Page 1 of 1

Dance of the dead, my thoughts

Posted: Tue Jun 02, 2015 8:57 pm
by alhoon
I have finished the "Dance of the Dead" (and as a couple of people may know, I wait for Shadowborn to arrive).

This will be full of spoilers and it will have spoilers from other books in the way :)

I liked most of the book. I would put it at the same level as "Scholar of Decay". A bit far fetched at times and little less gothic than I'm used to while still very nice and on theme.

The criticisms:
NOTE: While the criticisms may seem long and the praises short, it's because I can delve in the few things I didn't like 100% than say how much I liked the vast majority of everything else

- Biggest complain: The villains' end wasn't as ... emotionally charged as I expected. On first look, the slaver captain dies in a bad way while trying to save the woman he has betrayed and stolen. But this is nowhere near a Vader-like change of heart and sacrifice. He buys some time for Larissa snowmane and then the grafter zombie hand kills him. His death takes 3-4 lines, we don't see his thoughts and he doesn't even try to say an agonized, tearful "I'm sorry for everything, really" to Larissa as his zombie hand rips his clothes and crushes his chest.
The big bad necromancer is described in a couple of lines to battle a sea of zombies that Larissa Snowmane (or perhaps Misroi) sent his way at the final battle, getting grabbed by them and thrown to the river. :? Disappointing.

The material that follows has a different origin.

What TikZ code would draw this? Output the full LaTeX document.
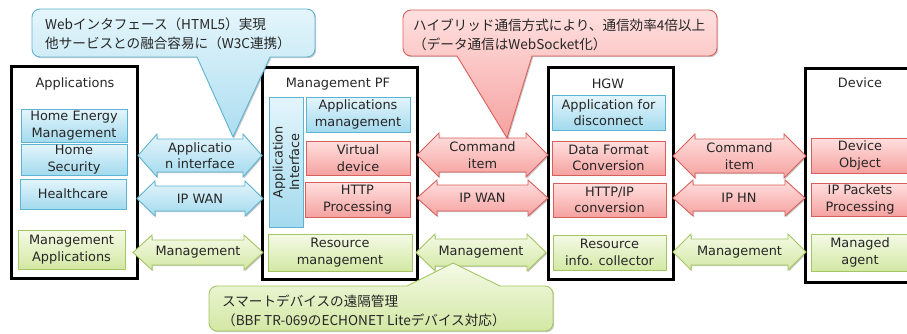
\documentclass[tikz,border=0pt]{standalone}
\usepackage{fontspec}
\setmainfont{DejaVu Sans}
\newfontfamily\jp{Noto Sans CJK JP}
\usetikzlibrary{shadows}
\definecolor{txt}{HTML}{262626}
\definecolor{bluetop}{HTML}{E4F5FB}
\definecolor{bluebot}{HTML}{A3DAEE}
\definecolor{blueline}{HTML}{5DB3D2}
\definecolor{redtop}{HTML}{FFE0DF}
\definecolor{redbot}{HTML}{F5A2A0}
\definecolor{redline}{HTML}{D8605C}
\definecolor{greentop}{HTML}{F4FAE6}
\definecolor{greenbot}{HTML}{D3E8A4}
\definecolor{greenline}{HTML}{A5C563}
\newcommand{\darr}[9]{%
  \path[#1] (#2,#4) -- ({#2+#7},{#4-#5}) -- ({#2+#7},{#4-#6}) -- ({#3-#7},{#4-#6})
    -- ({#3-#7},{#4-#5}) -- (#3,#4) -- ({#3-#7},{#4+#5}) -- ({#3-#7},{#4+#6})
    -- ({#2+#7},{#4+#6}) -- ({#2+#7},{#4+#5}) -- cycle;
  \node[lbl] (#8) at ({(#2+#3)/2},#4) {#9};}
\begin{document}
\begin{tikzpicture}[x=1pt,y=-1pt,
  font=\fontsize{12.9}{16.5}\selectfont, text=txt,
  shadowed/.style={drop shadow={shadow xshift=1.2pt, shadow yshift=-1.2pt, opacity=0.22, fill=black}},
  box/.style={rectangle, inner sep=0pt, align=center, line width=0.9pt, shadowed},
  bluebox/.style={box, draw=blueline, top color=bluetop, bottom color=bluebot},
  redbox/.style={box, draw=redline, top color=redtop, bottom color=redbot},
  greenbox/.style={box, draw=greenline, top color=greentop, bottom color=greenbot},
  frame/.style={rectangle, draw=black, line width=3pt, inner sep=0pt},
  title/.style={inner sep=0pt},
  lbl/.style={inner sep=0pt, align=center},
  barrow/.style={draw=blueline, line width=0.9pt, top color=bluetop, bottom color=bluebot, shadowed},
  rarrow/.style={draw=redline, line width=0.9pt, top color=redtop, bottom color=redbot, shadowed},
  garrow/.style={draw=greenline, line width=0.9pt, top color=greentop, bottom color=greenbot, shadowed},
  ctext/.style={inner sep=0pt, align=left, anchor=west, font=\jp\fontsize{13.6}{19}\selectfont},
]
\useasboundingbox (0,0) rectangle (907,333);
\clip (0,0) rectangle (907,333);

% outer frames
\node[frame, minimum width=126pt, minimum height=212pt] (apps) at (74,172) {};
\node[frame, minimum width=155pt, minimum height=212pt] (mpf) at (339.5,173) {};
\node[frame, minimum width=125pt, minimum height=212pt] (hgw) at (610.5,173) {};
\node[frame, minimum width=115pt, minimum height=214pt] (dev) at (862.5,175) {};

\node[title] (tapps) at (75,84) {Applications};
\node[title] (tmpf) at (338,84) {Management PF};
\node[title] (thgw) at (608,84) {HGW};
\node[title] (tdev) at (860,83) {Device};

% Applications column
\node[bluebox, minimum width=106pt, minimum height=33pt] (hem) at (74,125.5) {Home Energy\\Management};
\node[bluebox, minimum width=106pt, minimum height=31pt] (hs) at (74,159.5) {Home\\Security};
\node[bluebox, minimum width=106pt, minimum height=30pt] (hc) at (73,194) {Healthcare};
\node[greenbox, minimum width=107pt, minimum height=39pt] (ma) at (71.5,249.5) {Management\\Applications};

% Management PF column
\node[bluebox, minimum width=34pt, minimum height=130pt] (appif) at (286,162) {};
\node[lbl, rotate=90] (appift) at (appif.center) {Application\\Interface};
\node[bluebox, minimum width=104pt, minimum height=35pt] (am) at (358,114.5) {Applications\\management};
\node[redbox, minimum width=104pt, minimum height=34pt] (vd) at (358,158) {Virtual\\device};
\node[redbox, minimum width=105pt, minimum height=35pt] (hp) at (357.5,199.5) {HTTP\\Processing};
\node[greenbox, minimum width=144pt, minimum height=37pt] (rm) at (340,252.5) {Resource\\management};

% HGW column
\node[bluebox, minimum width=113pt, minimum height=35pt] (afd) at (608.5,112.5) {Application for\\disconnect};
\node[redbox, minimum width=113pt, minimum height=34pt] (dfc) at (608.5,158) {Data Format\\Conversion};
\node[redbox, minimum width=113pt, minimum height=34pt] (hic) at (609.5,200) {HTTP/IP\\conversion};
\node[greenbox, minimum width=113pt, minimum height=35pt] (ric) at (609.5,252.5) {Resource\\info. collector};

% Device column
\node[redbox, minimum width=98pt, minimum height=35pt] (dobj) at (860,155.5) {Device\\Object};
\node[redbox, minimum width=98pt, minimum height=33pt] (ipp) at (860,199.5) {IP Packets\\Processing};
\node[greenbox, minimum width=98pt, minimum height=37pt] (mag) at (860,252.5) {Managed\\agent};

% double arrows
\darr{barrow}{138}{262}{155.5}{21.5}{16.5}{19}{a1}{Applicatio\\n interface}
\darr{barrow}{137}{263}{198.5}{17.5}{12.5}{18}{a2}{IP WAN}
\darr{garrow}{133}{263}{252.5}{17.5}{12.5}{19}{a3}{Management}
\darr{rarrow}{417}{548}{155}{22}{17}{22}{b1}{Command\\item}
\darr{rarrow}{417}{548}{198}{18}{13}{20}{b2}{IP WAN}
\darr{garrow}{416}{546}{252.5}{18.5}{13.5}{19}{b3}{Management}
\darr{rarrow}{673}{806}{156}{22}{17}{22}{c1}{Command\\item}
\darr{rarrow}{673}{805}{198}{18}{13}{20}{c2}{IP HN}
\darr{garrow}{673}{806}{252}{18}{13}{18}{c3}{Management}

% callouts
\path[draw=blueline, line width=0.9pt, top color=bluetop, bottom color=bluebot!90!white, shadowed]
  (233,137) -- (270,57) [rounded corners=8pt] -- (315,57) -- (315,9) -- (32,9) -- (32,57)
  [sharp corners] -- (197,57) -- cycle;
\node[ctext] (cb) at (45,33.5) {Webインタフェース（HTML5）実現\\他サービスとの融合容易に（W3C連携）};

\path[draw=redline, line width=0.9pt, top color=redtop, bottom color=redbot, shadowed]
  (507,138) -- (532,56) [rounded corners=8pt] -- (717,56) -- (717,10) -- (403,10) -- (403,56)
  [sharp corners] -- (457,56) -- cycle;
\node[ctext] (cr) at (413,34.5) {ハイブリッド通信方式により、通信効率4倍以上\\（データ通信はWebSocket化）};

\path[draw=greenline, line width=0.9pt, top color=greentop, bottom color=greenbot, shadowed]
  (453,263) -- (500,286) [rounded corners=8pt] -- (553,286) -- (553,331) -- (209,331) -- (209,286)
  [sharp corners] -- (407,286) -- cycle;
\node[ctext] (cg) at (222,311) {スマートデバイスの遠隔管理\\（BBF TR-069のECHONET Liteデバイス対応）};
\end{tikzpicture}
\end{document}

- While nowhere near the Tower-of-Doom level of magic, the book is a bit too magic heavy.
- While the swamp is said by all to be dangerous and all, containing both bening and evil creatures, the "allied" creatures of the swamp (not all of them are good) take way, way more book time. The nature doesn't seem uncaring in this book. It has good and evil side and creatures that actively fight.
- People get used to zombies quite fast. Animating dead while said to be a perversity etc is sometime handled casually. We have people cutting down zombies of people they knew without a second thought. The books is contradictory on how zombies are seen. At times the book takes a deep look on the perversity of the situation and at times it's glossed over as if "somewhat bad". Commanding zombies others made is seen as ... moderately OK.
- 2 out of 3 villains don't have any good, humanizing or redeeming qualities. Misroi is just a domineering force of terrible evil and corruption and Lond is a powerful (and powerhungry) force of evil. At least Misroi is a good dancer... that's the best I can say about him from the book.
- Misroi doesn't appear to suffer at all. He can't leave the swamp? That doesn't seem to bother him or hinder him.

Praises:
The book is interesting and the characters well thought. For each of the bad guys we're introduced gradually to the depths of their evilness, as we find they commit (or have done) worse and worse acts. From the slaver captain Dumont that is at first seen as an OK if strict person, to Lond the betrayer that at first seems as "somewhat evil" to Misroi himself.
It's hard to say if Misroi or Lond is worse. Lond had the upper hand till nearly the end with all his cruelty and sadism but the final unveiling of Misroi's treachery, his Boritsi-like pleasure that Larissa accidentally killed her lover with the magic he taught her (and never warned her about) breaking her own heart even living her his zombie for the laughs... pure evil.
And Willen's (the good light creature turned human) death scene... while the death of the villains was "meh", Willen's death was one of the most emotionally charged and moving I've read in Ravenloft books.